Paul R. Pillar
That the Russian government evidently hacked and leaked to influence the U.S. presidential election, and to influence it in favor of the candidate who is now the president-elect, is disturbing on multiple levels. The compromise to the integrity and independence of the U.S. electoral process is the most fundamental level. President Obama and Senators John McCain and Lindsey Graham are right in seeing the need to investigate the matter further.
To see other possible repercussions, consider the fact that Russia is widely perceived in the United States, by many members of both political parties, as an adversary. Although this year’s GOP nominee was the reported beneficiary of the Russian meddling, the Republican presidential nominee four years ago, Mitt Romney, declared Russia to be America’s primary geopolitical foe. So this isn’t just a matter of an ally preferring one potential partner over another. Whatever the Trump administration does regarding Russia will be under a cloud of doubt regarding the motivations. There will be somewhat of a parallel with the doubts about motivations that stem from Trump’s refusal to shed his worldwide business interests, with people understandably asking to what extent the president’s official actions will derive from U.S. interests or from Donald Trump’s interests, relationships, and personal debts.

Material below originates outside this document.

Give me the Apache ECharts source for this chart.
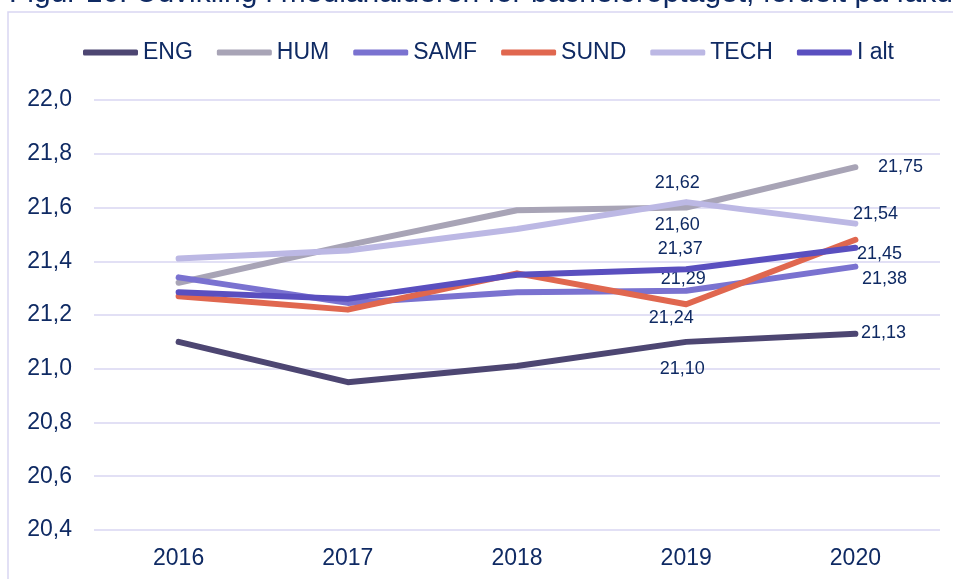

To the extent that a U.S.-Russian adversarial relationship is tempered from the U.S. end—which otherwise can be a good thing, as far as international peace and stability are concerned—there can be consequences for other relationships commonly seen as adversarial. Americans have a strong Manichean tendency to perceive the world as divided simply and rigidly between friend and foe, between good and evil. A Washington Post article described this tendency as especially exhibited by military officers who are senior Trump appointees, although it has roots in broader American history and political culture. The less that Russia serves as an evil empire, the more someone else must fill the role of evil-doer. Those general officer appointees are already well primed to see political Islam—and as far as states are concerned, Iran—playing that role. They are so well primed in that regard that the United States getting into trouble with a new war in that direction is not out of the question.
What Romney specifically said during the 2012 campaign about international threats was that he saw the “greatest threat that the world faces” to be “a nuclear Iran,” and that Russia was the prime geopolitical foe because “it’s always Russia” that “stands up with the world’s worst actors” such as Iran and North Korea, especially in blocking action in the United Nations. Things haven’t worked out that way at all. Russia was a key player in negotiating the multilateral agreement that limits Iran’s nuclear program and blocks any path to a bomb—an agreement blessed by the U.N. Security Council. The frictions with Russia in the last four years have had to do not with Iran or North Korea but instead with Ukraine, Syria, and military shows of force in Eastern Europe. With Putin’s Russia now having interfered in the U.S. election, there may yet be a connection of a different kind between U.S.-Russian relations and U.S. policy toward Iran—although blowing up the nuclear agreement would only complicate the U.S.-Russian relationship.